> [Directive]:
Below are entries; repeat exactly, and nothing else, the lines from the one holding "Give me the TikZ source for this diagram." through the one holding "minimum width=335pt, minimum", inclusive. Leave the pictures out.
....................
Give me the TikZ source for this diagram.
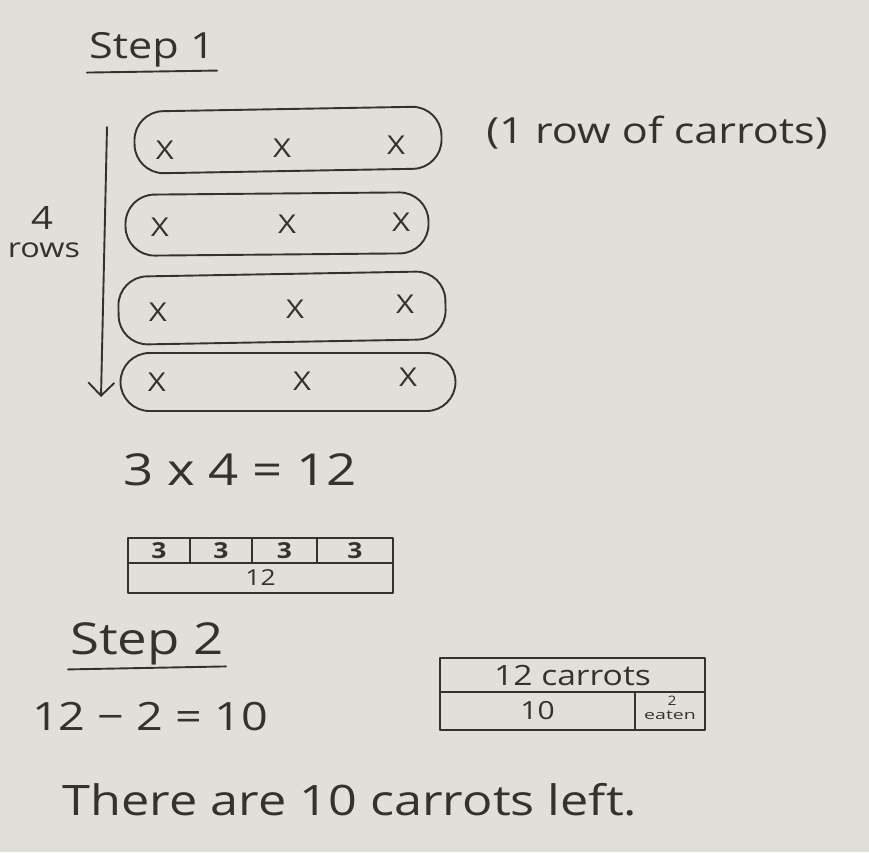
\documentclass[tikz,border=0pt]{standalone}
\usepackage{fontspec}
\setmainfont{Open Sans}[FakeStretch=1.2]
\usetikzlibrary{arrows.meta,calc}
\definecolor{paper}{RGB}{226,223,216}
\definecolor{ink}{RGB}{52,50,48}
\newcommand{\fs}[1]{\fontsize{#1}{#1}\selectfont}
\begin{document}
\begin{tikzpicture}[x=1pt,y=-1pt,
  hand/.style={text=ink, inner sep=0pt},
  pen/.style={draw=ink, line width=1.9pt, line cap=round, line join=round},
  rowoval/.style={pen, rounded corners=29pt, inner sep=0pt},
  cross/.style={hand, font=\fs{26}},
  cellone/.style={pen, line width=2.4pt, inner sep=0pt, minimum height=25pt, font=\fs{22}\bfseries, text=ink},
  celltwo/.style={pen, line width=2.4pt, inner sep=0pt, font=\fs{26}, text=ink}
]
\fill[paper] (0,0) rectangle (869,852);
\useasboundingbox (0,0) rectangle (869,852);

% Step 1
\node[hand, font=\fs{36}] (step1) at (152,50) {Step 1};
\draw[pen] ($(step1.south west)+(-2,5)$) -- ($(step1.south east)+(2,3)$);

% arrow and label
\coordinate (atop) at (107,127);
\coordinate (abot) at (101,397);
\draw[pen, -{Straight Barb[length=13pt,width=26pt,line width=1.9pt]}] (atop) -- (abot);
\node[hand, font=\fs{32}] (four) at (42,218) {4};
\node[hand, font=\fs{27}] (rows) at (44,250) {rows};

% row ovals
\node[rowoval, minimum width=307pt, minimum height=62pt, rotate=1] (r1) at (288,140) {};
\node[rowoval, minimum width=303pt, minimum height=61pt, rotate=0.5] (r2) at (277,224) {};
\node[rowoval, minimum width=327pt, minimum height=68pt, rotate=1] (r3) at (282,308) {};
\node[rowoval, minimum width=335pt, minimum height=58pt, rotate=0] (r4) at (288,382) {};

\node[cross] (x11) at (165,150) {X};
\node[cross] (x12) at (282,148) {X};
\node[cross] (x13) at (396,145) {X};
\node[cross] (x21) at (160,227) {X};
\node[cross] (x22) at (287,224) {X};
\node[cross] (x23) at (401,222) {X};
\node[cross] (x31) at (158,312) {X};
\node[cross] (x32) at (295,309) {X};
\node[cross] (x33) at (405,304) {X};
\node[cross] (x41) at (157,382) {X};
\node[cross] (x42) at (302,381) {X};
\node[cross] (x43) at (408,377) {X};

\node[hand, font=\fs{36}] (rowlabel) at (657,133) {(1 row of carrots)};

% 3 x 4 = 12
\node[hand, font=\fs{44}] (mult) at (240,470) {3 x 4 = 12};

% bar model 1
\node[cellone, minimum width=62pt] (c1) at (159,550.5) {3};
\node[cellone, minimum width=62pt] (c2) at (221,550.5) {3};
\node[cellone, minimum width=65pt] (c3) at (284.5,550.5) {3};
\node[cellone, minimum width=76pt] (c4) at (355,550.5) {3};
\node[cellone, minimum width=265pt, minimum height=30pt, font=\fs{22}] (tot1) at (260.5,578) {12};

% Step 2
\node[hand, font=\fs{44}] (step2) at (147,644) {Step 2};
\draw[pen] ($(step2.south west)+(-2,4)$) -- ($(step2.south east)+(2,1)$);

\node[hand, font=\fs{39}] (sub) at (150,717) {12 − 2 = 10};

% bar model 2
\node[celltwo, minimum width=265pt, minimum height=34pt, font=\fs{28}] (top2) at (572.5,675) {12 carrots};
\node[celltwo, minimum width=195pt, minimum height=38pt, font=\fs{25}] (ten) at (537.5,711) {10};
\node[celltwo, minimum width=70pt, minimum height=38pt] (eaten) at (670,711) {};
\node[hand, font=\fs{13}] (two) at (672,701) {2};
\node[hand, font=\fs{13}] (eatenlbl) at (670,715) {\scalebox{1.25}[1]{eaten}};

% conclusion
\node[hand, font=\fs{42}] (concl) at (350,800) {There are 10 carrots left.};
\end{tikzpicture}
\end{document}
....................
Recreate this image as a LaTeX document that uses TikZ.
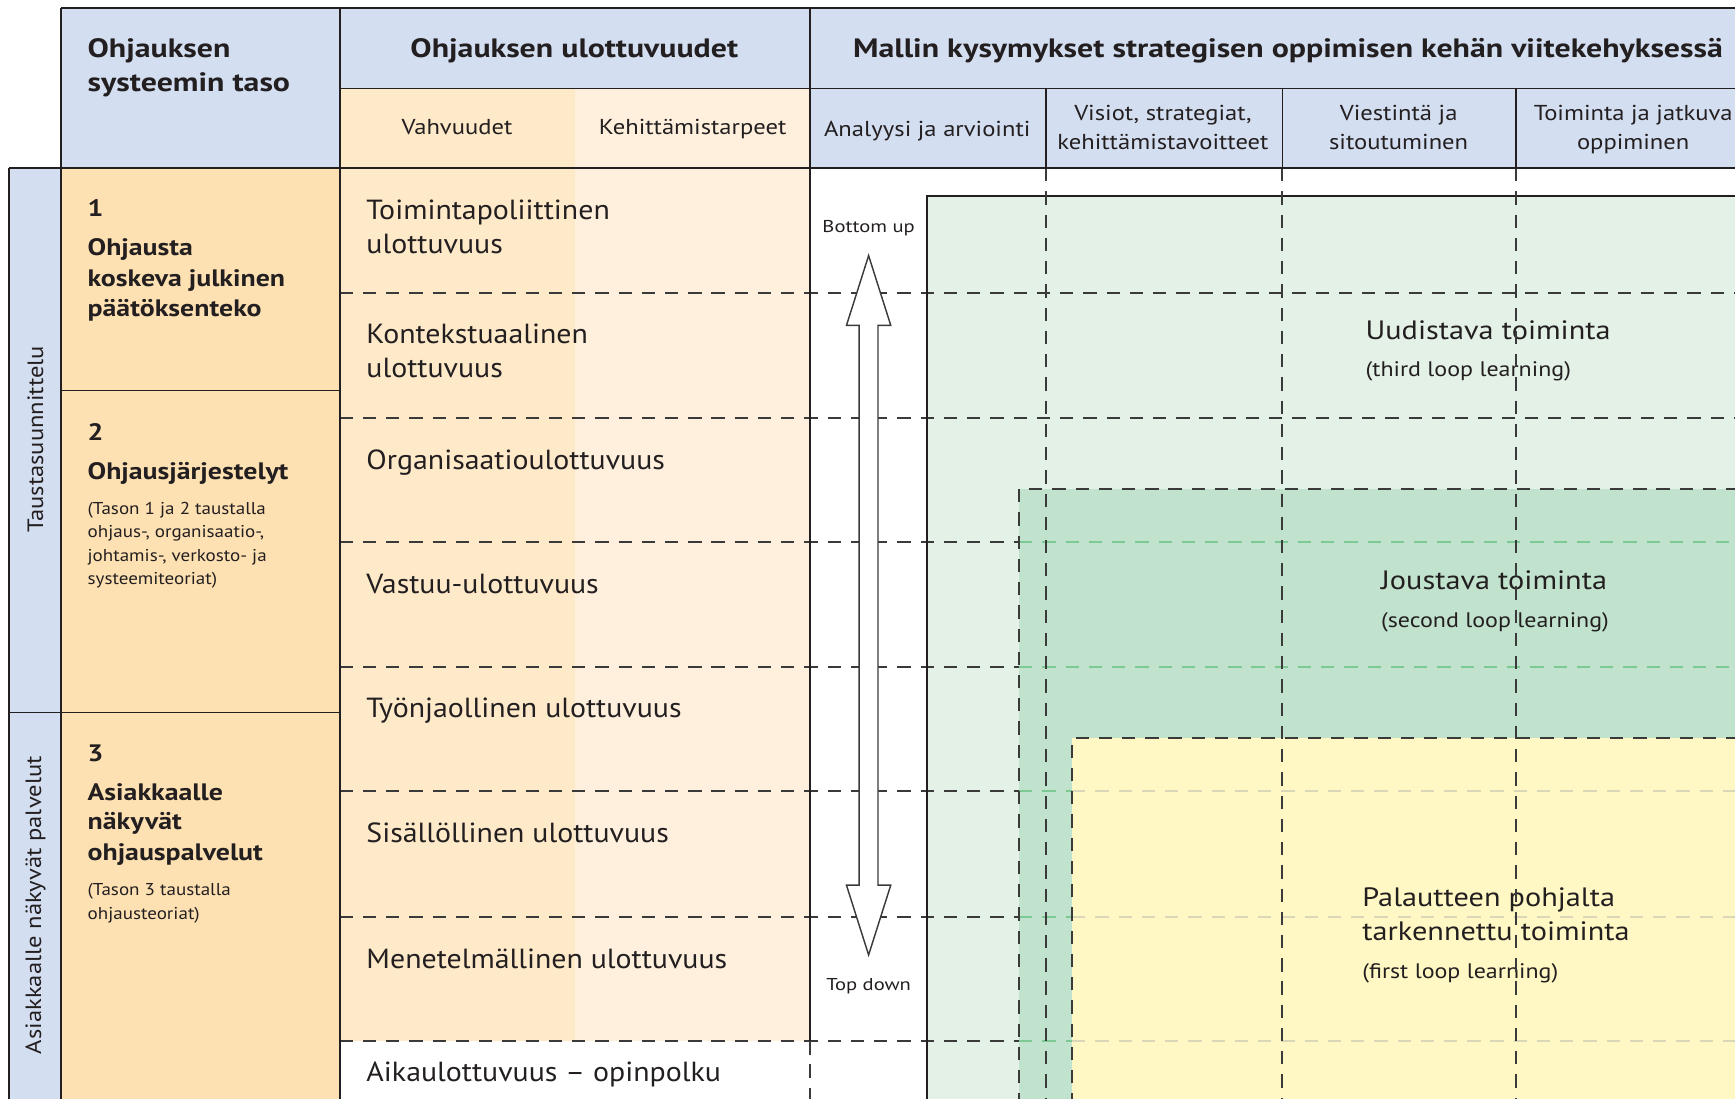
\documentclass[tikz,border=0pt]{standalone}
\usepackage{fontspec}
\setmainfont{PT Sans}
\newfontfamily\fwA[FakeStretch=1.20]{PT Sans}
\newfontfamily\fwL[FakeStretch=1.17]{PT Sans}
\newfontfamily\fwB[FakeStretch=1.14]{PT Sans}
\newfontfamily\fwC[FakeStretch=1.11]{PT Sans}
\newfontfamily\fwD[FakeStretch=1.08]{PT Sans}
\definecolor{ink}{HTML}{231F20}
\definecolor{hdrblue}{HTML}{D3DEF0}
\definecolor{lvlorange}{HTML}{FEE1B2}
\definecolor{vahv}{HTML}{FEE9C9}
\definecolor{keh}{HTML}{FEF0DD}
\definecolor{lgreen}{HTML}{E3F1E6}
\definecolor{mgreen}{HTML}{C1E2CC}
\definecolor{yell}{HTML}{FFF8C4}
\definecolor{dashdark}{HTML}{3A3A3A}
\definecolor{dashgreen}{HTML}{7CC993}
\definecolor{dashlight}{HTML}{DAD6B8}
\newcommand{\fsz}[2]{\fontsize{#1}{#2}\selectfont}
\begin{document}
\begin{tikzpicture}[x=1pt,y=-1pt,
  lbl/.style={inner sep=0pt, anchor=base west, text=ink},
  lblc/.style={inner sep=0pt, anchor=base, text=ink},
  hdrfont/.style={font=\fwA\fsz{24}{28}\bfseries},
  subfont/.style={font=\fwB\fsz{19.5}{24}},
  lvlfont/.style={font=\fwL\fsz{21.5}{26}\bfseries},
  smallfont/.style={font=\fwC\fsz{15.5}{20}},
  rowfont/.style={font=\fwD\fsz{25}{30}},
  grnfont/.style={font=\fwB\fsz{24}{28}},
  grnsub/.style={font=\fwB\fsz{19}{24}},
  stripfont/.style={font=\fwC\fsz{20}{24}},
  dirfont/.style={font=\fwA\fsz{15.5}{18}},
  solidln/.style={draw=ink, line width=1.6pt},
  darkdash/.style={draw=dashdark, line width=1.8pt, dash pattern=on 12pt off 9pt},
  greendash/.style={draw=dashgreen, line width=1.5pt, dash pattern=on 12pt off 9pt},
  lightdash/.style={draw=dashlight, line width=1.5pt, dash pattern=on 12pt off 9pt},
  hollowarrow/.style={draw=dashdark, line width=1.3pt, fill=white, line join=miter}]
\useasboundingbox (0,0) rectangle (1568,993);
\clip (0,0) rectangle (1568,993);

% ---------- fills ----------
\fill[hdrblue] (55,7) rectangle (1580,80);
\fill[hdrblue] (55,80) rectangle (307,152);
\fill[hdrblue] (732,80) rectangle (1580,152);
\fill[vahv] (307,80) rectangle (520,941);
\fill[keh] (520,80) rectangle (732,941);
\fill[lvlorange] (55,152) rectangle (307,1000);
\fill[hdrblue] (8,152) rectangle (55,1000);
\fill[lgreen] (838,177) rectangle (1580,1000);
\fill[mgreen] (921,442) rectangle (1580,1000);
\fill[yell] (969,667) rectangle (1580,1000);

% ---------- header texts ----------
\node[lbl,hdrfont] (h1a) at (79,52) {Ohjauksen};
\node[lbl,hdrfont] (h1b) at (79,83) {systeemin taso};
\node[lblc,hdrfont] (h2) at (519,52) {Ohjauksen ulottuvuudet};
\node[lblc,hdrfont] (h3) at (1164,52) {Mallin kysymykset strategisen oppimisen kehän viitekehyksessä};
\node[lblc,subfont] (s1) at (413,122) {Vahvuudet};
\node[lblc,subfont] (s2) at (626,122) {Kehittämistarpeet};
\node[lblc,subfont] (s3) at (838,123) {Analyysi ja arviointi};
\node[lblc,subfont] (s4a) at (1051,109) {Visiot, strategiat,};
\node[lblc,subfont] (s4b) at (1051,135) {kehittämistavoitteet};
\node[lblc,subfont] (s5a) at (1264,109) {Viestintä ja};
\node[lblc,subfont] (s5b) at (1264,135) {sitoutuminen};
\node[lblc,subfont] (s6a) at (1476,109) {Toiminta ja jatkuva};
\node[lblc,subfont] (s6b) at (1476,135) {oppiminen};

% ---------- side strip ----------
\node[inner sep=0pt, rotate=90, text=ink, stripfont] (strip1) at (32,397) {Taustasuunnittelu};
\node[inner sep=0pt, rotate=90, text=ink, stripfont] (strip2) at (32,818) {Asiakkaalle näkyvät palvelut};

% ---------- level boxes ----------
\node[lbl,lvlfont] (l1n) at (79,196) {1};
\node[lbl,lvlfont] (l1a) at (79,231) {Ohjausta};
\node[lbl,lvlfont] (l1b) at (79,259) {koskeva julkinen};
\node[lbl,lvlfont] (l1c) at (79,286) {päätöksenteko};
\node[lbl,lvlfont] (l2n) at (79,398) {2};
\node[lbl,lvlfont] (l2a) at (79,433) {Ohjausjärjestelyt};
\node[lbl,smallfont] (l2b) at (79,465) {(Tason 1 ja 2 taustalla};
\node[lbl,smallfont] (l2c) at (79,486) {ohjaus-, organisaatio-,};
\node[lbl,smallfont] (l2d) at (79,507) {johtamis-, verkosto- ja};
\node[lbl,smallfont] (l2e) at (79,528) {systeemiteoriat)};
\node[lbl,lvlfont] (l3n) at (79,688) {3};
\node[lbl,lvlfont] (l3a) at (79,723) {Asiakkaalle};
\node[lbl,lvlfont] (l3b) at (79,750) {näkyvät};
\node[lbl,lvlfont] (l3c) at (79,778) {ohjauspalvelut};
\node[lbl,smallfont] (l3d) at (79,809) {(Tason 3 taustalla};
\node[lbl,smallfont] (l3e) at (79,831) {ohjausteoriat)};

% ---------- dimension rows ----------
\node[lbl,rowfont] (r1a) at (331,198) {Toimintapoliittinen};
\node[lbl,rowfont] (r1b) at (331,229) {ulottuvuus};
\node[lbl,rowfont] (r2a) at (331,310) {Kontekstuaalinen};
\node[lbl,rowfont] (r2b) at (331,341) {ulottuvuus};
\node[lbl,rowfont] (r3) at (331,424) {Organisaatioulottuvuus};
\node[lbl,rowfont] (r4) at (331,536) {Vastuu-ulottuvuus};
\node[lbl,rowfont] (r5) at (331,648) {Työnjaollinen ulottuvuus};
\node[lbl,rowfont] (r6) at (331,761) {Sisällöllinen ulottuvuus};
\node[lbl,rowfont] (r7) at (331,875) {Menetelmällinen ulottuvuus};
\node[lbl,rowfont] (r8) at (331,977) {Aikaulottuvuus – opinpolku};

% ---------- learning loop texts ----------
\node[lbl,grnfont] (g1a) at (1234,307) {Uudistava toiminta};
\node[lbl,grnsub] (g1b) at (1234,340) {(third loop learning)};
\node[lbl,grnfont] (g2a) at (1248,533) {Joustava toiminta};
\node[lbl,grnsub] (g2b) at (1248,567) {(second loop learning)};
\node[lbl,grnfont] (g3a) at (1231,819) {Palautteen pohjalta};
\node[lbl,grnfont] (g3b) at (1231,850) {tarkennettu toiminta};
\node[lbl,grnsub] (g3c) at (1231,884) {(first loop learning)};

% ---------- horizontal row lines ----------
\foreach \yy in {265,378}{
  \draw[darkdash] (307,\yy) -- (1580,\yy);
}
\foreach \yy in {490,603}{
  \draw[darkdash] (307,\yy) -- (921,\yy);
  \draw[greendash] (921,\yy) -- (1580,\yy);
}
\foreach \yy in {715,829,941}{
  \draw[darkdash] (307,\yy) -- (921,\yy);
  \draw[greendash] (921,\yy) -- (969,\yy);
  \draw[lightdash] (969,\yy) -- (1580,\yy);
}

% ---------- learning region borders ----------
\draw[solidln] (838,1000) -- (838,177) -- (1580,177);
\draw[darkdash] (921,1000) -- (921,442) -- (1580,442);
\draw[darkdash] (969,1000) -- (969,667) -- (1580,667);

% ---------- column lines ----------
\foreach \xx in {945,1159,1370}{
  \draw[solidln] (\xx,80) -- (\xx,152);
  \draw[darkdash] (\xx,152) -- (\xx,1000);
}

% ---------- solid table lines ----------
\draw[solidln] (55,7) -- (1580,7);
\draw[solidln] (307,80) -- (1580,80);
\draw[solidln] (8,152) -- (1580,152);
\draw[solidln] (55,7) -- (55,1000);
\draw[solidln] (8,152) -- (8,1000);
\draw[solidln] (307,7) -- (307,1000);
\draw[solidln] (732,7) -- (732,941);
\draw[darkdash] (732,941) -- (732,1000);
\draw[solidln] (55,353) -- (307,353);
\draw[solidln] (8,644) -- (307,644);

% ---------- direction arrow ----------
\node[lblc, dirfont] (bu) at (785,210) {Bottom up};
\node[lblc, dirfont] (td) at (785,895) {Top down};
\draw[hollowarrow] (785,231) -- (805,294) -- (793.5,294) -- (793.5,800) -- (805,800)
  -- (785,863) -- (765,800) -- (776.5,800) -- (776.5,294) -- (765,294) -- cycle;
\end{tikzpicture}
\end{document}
....................
> [Answer to this problem]:
Give me the TikZ source for this diagram.
\documentclass[tikz,border=0pt]{standalone}
\usepackage{fontspec}
\setmainfont{Open Sans}[FakeStretch=1.2]
\usetikzlibrary{arrows.meta,calc}
\definecolor{paper}{RGB}{226,223,216}
\definecolor{ink}{RGB}{52,50,48}
\newcommand{\fs}[1]{\fontsize{#1}{#1}\selectfont}
\begin{document}
\begin{tikzpicture}[x=1pt,y=-1pt,
  hand/.style={text=ink, inner sep=0pt},
  pen/.style={draw=ink, line width=1.9pt, line cap=round, line join=round},
  rowoval/.style={pen, rounded corners=29pt, inner sep=0pt},
  cross/.style={hand, font=\fs{26}},
  cellone/.style={pen, line width=2.4pt, inner sep=0pt, minimum height=25pt, font=\fs{22}\bfseries, text=ink},
  celltwo/.style={pen, line width=2.4pt, inner sep=0pt, font=\fs{26}, text=ink}
]
\fill[paper] (0,0) rectangle (869,852);
\useasboundingbox (0,0) rectangle (869,852);

% Step 1
\node[hand, font=\fs{36}] (step1) at (152,50) {Step 1};
\draw[pen] ($(step1.south west)+(-2,5)$) -- ($(step1.south east)+(2,3)$);

% arrow and label
\coordinate (atop) at (107,127);
\coordinate (abot) at (101,397);
\draw[pen, -{Straight Barb[length=13pt,width=26pt,line width=1.9pt]}] (atop) -- (abot);
\node[hand, font=\fs{32}] (four) at (42,218) {4};
\node[hand, font=\fs{27}] (rows) at (44,250) {rows};

% row ovals
\node[rowoval, minimum width=307pt, minimum height=62pt, rotate=1] (r1) at (288,140) {};
\node[rowoval, minimum width=303pt, minimum height=61pt, rotate=0.5] (r2) at (277,224) {};
\node[rowoval, minimum width=327pt, minimum height=68pt, rotate=1] (r3) at (282,308) {};
\node[rowoval, minimum width=335pt, minimum height=58pt, rotate=0] (r4) at (288,382) {};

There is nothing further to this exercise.